Resisting Civility


ACRU Staff


March 6, 2017

This column by ACRU Senior Fellow Robert Knight was published March 5, 2017 by The Washington Times.

Donald Trump’s opponents, which include the entire Democratic Party, progressives of all stripes and even some wet Republicans, are mounting what they call a “resistance” movement against the new administration.

This is not your “loyal opposition” of years past but something new and increasingly ugly. On Thursday, they pulled off their latest sabotage by getting Attorney General Jeff Sessions to recuse himself from an investigation of possible Russian interference in the election. They’re still calling for his head. More on that later.

There’s nothing wrong with tough opposition. Many of us think congressional Republicans were far too easy on Barack Obama and should have pushed back more against his socialist agenda. But there’s something in between polite (and ineffective) opposition and the kind of outright declaration of war that progressives announced when they learned the GOP had taken not only both houses of Congress but also the White House.

If President Trump’s antagonists are resisting anything, it is the call to civility — the willingness to agree to disagree but to work within the system. Bare-knuckle politics has given way to brass knuckle pounding.

House Minority Leader Nancy Pelosi and Senate Minority Leader Charles Schumer have called for Mr. Sessions to resign because he had met twice with the Russian ambassador last year while serving on the Senate Armed Services Committee and had not mentioned it at his confirmation hearing. The Washington Post got the ball rolling with a breathless story about Mr. Sessions not citing the meetings when asked by Sen. Al Franken, Minnesota Democrat, about “possible contacts between members of President Trump’s campaign and representatives of Moscow.”

Mr. Sessions briefly met Russian Ambassador Sergey Kislyak, among other ambassadors, at a Heritage Foundation forum in July in Cleveland, and once in Mr. Sessions’ Senate office in September. He did so, his office said, as a member of the Armed Services Committee, not as a Trump campaign rep.

As Breitbart’s Joel Pollack notes, “The Post does not provide the full transcript of the question, from Sen. Al Franken, Minnesota Democrat, and Sessions’ answer. Instead it summarizes the exchange in a way that makes it seem that Sessions was asked if there was any contact at all between the campaign and representatives of the Russian government.”

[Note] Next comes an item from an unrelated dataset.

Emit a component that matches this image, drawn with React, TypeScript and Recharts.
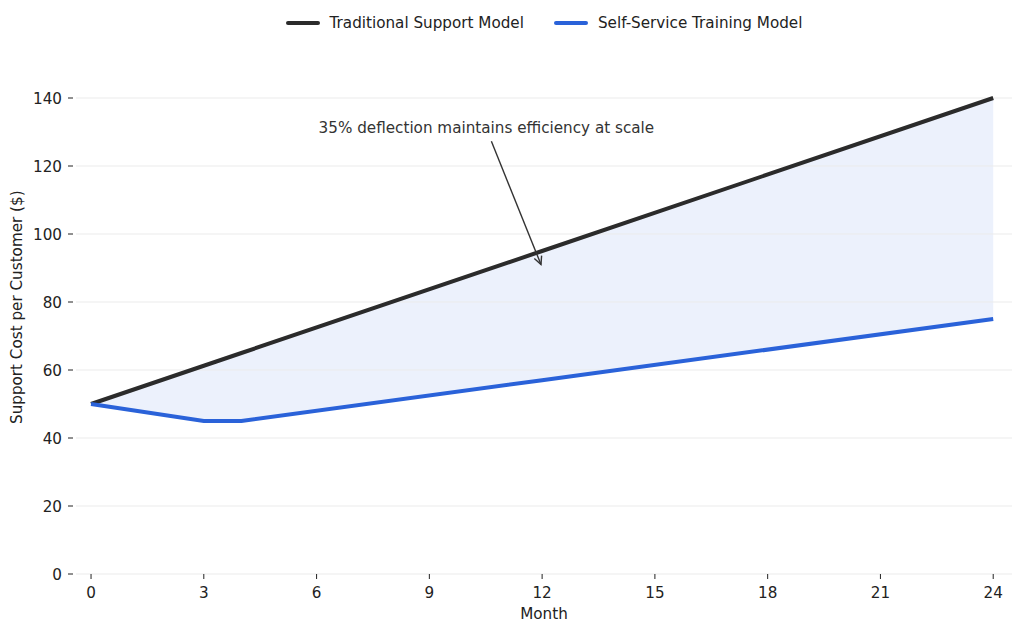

Later, The New York Times joined the posse with similarly, uh, incomplete reporting.

Calling it “fake news,” Mr. Pollack wrote that, “A chance greeting at a public event, and a Senate meeting in the course of his official duties, do not add up to anything, and the full transcript — also omitted by the Times — makes it clear Sessions told the truth.”

After the Post and Times cast Mr. Sessions as a liar who is unfit for office, the calls began for his resignation, and even some Republicans helped the Democrats by calling for Mr. Sessions to recuse himself from DOJ’s Russian probe.

The same news organizations had little to say when former Attorney General Eric H. Holder, Jr. was caught lying under oath about his knowledge of the DOJ’s “Fast and Furious” gun-running scandal with Mexican drug dealers, or when several key figures from the Obama Administration, including the president, Secretary of State Hillary Clinton and UN Ambassador Susan Rice lied for two weeks about a video causing the attack on the U.S. consulate in Benghazi on Sept. 11, 2012.

Well, that was then and this is now.

Missouri Democratic Sen. Claire McCaskill called on Mr. Sessions to resign, saying, “I’ve been on the Senate Armed Services Committee for 10 years, and in that time, have had no call from, or meeting with, the Russian ambassador. Ever.” National Review’s Charles C.W. Cooke quickly turned up two tweets from Ms. McCaskill from 2013 and 2015 discussing her meetings with the Russian ambassador. Oops.

Last August, progressives were aghast that Mr. Trump returned rhetorical fire after Khizr Kahn, a Gold Star father of a slain Muslim U.S. soldier, assailed him in a political speech at the Democratic National Convention. But some thought nothing of attacking President Trump for featuring at Tuesday’s speech Carryn Owens, the Gold Star widow of a Navy Seal slain in Yemen, who drew a two-minute standing ovation.

Mr. Trump has been in office for a little over a month, but given the ferocity and dishonesty of his opponents, at least he knows what they’re made of.

Mr. Sessions may think it honorable to step back from the Russian probe, but it’s like throwing chum off the back of a boat and expecting the sharks to eat it and swim away.

As for Mr. Trump, he should forgo the usual Republican strategy of duck and cover, which is a huge reason why he was elected.